# START OF Given material

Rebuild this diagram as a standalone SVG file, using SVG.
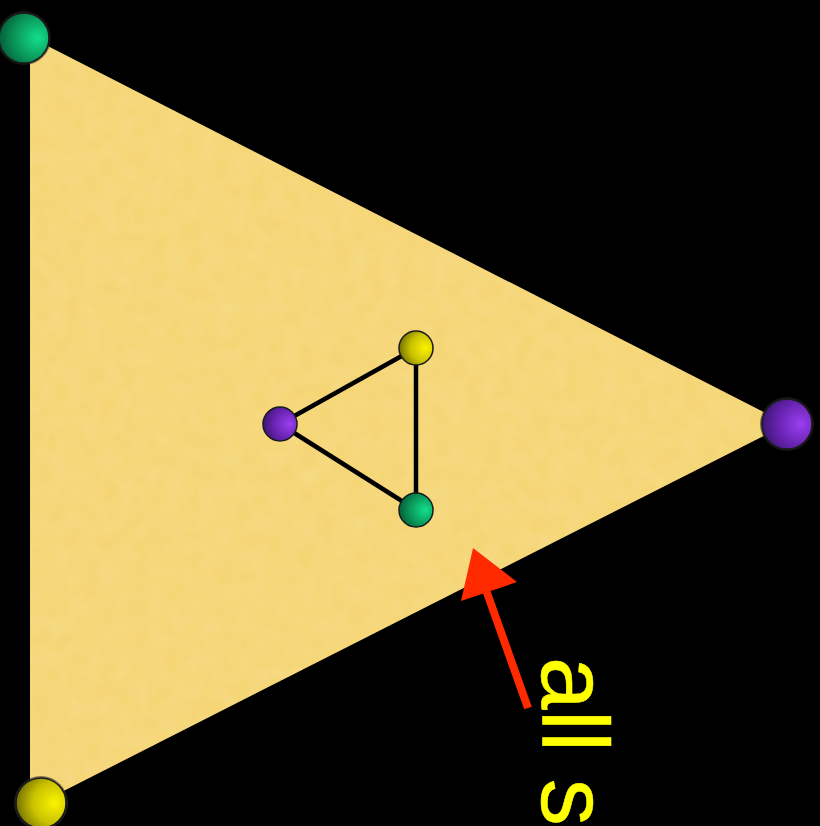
<svg xmlns="http://www.w3.org/2000/svg" width="820" height="826" viewBox="0 0 820 826">
<defs>
<radialGradient id="gGreen" cx="0.72" cy="0.5" r="0.75" fx="0.78" fy="0.5">
<stop offset="0" stop-color="#12e08a"/><stop offset="0.55" stop-color="#0a9a5c"/><stop offset="1" stop-color="#045a36"/>
</radialGradient>
<radialGradient id="gPurple" cx="0.72" cy="0.5" r="0.75" fx="0.78" fy="0.5">
<stop offset="0" stop-color="#9a3ff0"/><stop offset="0.55" stop-color="#6a24b4"/><stop offset="1" stop-color="#3a1470"/>
</radialGradient>
<radialGradient id="gYellow" cx="0.72" cy="0.5" r="0.75" fx="0.78" fy="0.5">
<stop offset="0" stop-color="#fbf400"/><stop offset="0.55" stop-color="#c9c200"/><stop offset="1" stop-color="#6e6a00"/>
</radialGradient>
<filter id="tex" x="0" y="0" width="1" height="1">
<feTurbulence type="fractalNoise" baseFrequency="0.06" numOctaves="3" seed="4" result="n"/>
<feColorMatrix in="n" type="matrix" values="0 0 0 0 0.93  0 0 0 0 0.78  0 0 0 0 0.35  0 0 0 0.4 0" result="c"/>
<feComposite in="c" in2="SourceGraphic" operator="in" result="cc"/>
<feMerge><feMergeNode in="SourceGraphic"/><feMergeNode in="cc"/></feMerge>
</filter>
<style>
.ball{stroke:#1a1a1a;stroke-width:1.5}
.edge{stroke:#000;stroke-width:4.5;fill:none}
.lbl{font-family:"Liberation Sans","DejaVu Sans",sans-serif;font-size:95px;fill:#ffff00;stroke:#ffff00;stroke-width:0.5;stroke-linejoin:round}
</style>
</defs>
<rect width="820" height="826" fill="#000"/>
<g id="big-triangle">
<polygon points="30,37 787,424 30,808" fill="#f5d46f" filter="url(#tex)"/>
</g>
<g id="connectors">
<line class="edge" x1="280" y1="424" x2="416" y2="348"/>
<line class="edge" x1="416" y1="348" x2="416" y2="510"/>
<line class="edge" x1="280" y1="424" x2="416" y2="510"/>
<g id="arrow">
<line x1="528" y1="708" x2="486" y2="590" stroke="#ff2a00" stroke-width="8"/>
<polygon points="473,548 517,582 461,601" fill="#ff2a00"/>
</g>
</g>
<g id="node-corner-green"><circle cx="24" cy="38" r="27" fill="#222" opacity="0.6"/><circle class="ball" cx="24" cy="38" r="25" fill="url(#gGreen)"/></g>
<g id="node-corner-purple"><circle cx="787" cy="424" r="27" fill="#222" opacity="0.6"/><circle class="ball" cx="787" cy="424" r="25" fill="url(#gPurple)"/></g>
<g id="node-corner-yellow"><circle cx="41" cy="803" r="27" fill="#333" opacity="0.6"/><circle class="ball" cx="41" cy="803" r="25" fill="url(#gYellow)"/></g>
<g id="node-small-yellow"><circle class="ball" cx="416" cy="348" r="17" fill="url(#gYellow)"/></g>
<g id="node-small-purple"><circle class="ball" cx="280" cy="424" r="17" fill="url(#gPurple)"/></g>
<g id="node-small-green"><circle class="ball" cx="416" cy="510" r="17" fill="url(#gGreen)"/></g>
<g id="label">
<text class="lbl" x="657" y="-542" transform="rotate(90)">all s</text>
</g>
</svg>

# END OF Given material

### Written task
Copy out every line of the material above exactly, skipping the pictures.

### Exercise answer
Rebuild this diagram as a standalone SVG file, using SVG.
<svg xmlns="http://www.w3.org/2000/svg" width="820" height="826" viewBox="0 0 820 826">
<defs>
<radialGradient id="gGreen" cx="0.72" cy="0.5" r="0.75" fx="0.78" fy="0.5">
<stop offset="0" stop-color="#12e08a"/><stop offset="0.55" stop-color="#0a9a5c"/><stop offset="1" stop-color="#045a36"/>
</radialGradient>
<radialGradient id="gPurple" cx="0.72" cy="0.5" r="0.75" fx="0.78" fy="0.5">
<stop offset="0" stop-color="#9a3ff0"/><stop offset="0.55" stop-color="#6a24b4"/><stop offset="1" stop-color="#3a1470"/>
</radialGradient>
<radialGradient id="gYellow" cx="0.72" cy="0.5" r="0.75" fx="0.78" fy="0.5">
<stop offset="0" stop-color="#fbf400"/><stop offset="0.55" stop-color="#c9c200"/><stop offset="1" stop-color="#6e6a00"/>
</radialGradient>
<filter id="tex" x="0" y="0" width="1" height="1">
<feTurbulence type="fractalNoise" baseFrequency="0.06" numOctaves="3" seed="4" result="n"/>
<feColorMatrix in="n" type="matrix" values="0 0 0 0 0.93  0 0 0 0 0.78  0 0 0 0 0.35  0 0 0 0.4 0" result="c"/>
<feComposite in="c" in2="SourceGraphic" operator="in" result="cc"/>
<feMerge><feMergeNode in="SourceGraphic"/><feMergeNode in="cc"/></feMerge>
</filter>
<style>
.ball{stroke:#1a1a1a;stroke-width:1.5}
.edge{stroke:#000;stroke-width:4.5;fill:none}
.lbl{font-family:"Liberation Sans","DejaVu Sans",sans-serif;font-size:95px;fill:#ffff00;stroke:#ffff00;stroke-width:0.5;stroke-linejoin:round}
</style>
</defs>
<rect width="820" height="826" fill="#000"/>
<g id="big-triangle">
<polygon points="30,37 787,424 30,808" fill="#f5d46f" filter="url(#tex)"/>
</g>
<g id="connectors">
<line class="edge" x1="280" y1="424" x2="416" y2="348"/>
<line class="edge" x1="416" y1="348" x2="416" y2="510"/>
<line class="edge" x1="280" y1="424" x2="416" y2="510"/>
<g id="arrow">
<line x1="528" y1="708" x2="486" y2="590" stroke="#ff2a00" stroke-width="8"/>
<polygon points="473,548 517,582 461,601" fill="#ff2a00"/>
</g>
</g>
<g id="node-corner-green"><circle cx="24" cy="38" r="27" fill="#222" opacity="0.6"/><circle class="ball" cx="24" cy="38" r="25" fill="url(#gGreen)"/></g>
<g id="node-corner-purple"><circle cx="787" cy="424" r="27" fill="#222" opacity="0.6"/><circle class="ball" cx="787" cy="424" r="25" fill="url(#gPurple)"/></g>
<g id="node-corner-yellow"><circle cx="41" cy="803" r="27" fill="#333" opacity="0.6"/><circle class="ball" cx="41" cy="803" r="25" fill="url(#gYellow)"/></g>
<g id="node-small-yellow"><circle class="ball" cx="416" cy="348" r="17" fill="url(#gYellow)"/></g>
<g id="node-small-purple"><circle class="ball" cx="280" cy="424" r="17" fill="url(#gPurple)"/></g>
<g id="node-small-green"><circle class="ball" cx="416" cy="510" r="17" fill="url(#gGreen)"/></g>
<g id="label">
<text class="lbl" x="657" y="-542" transform="rotate(90)">all s</text>
</g>
</svg>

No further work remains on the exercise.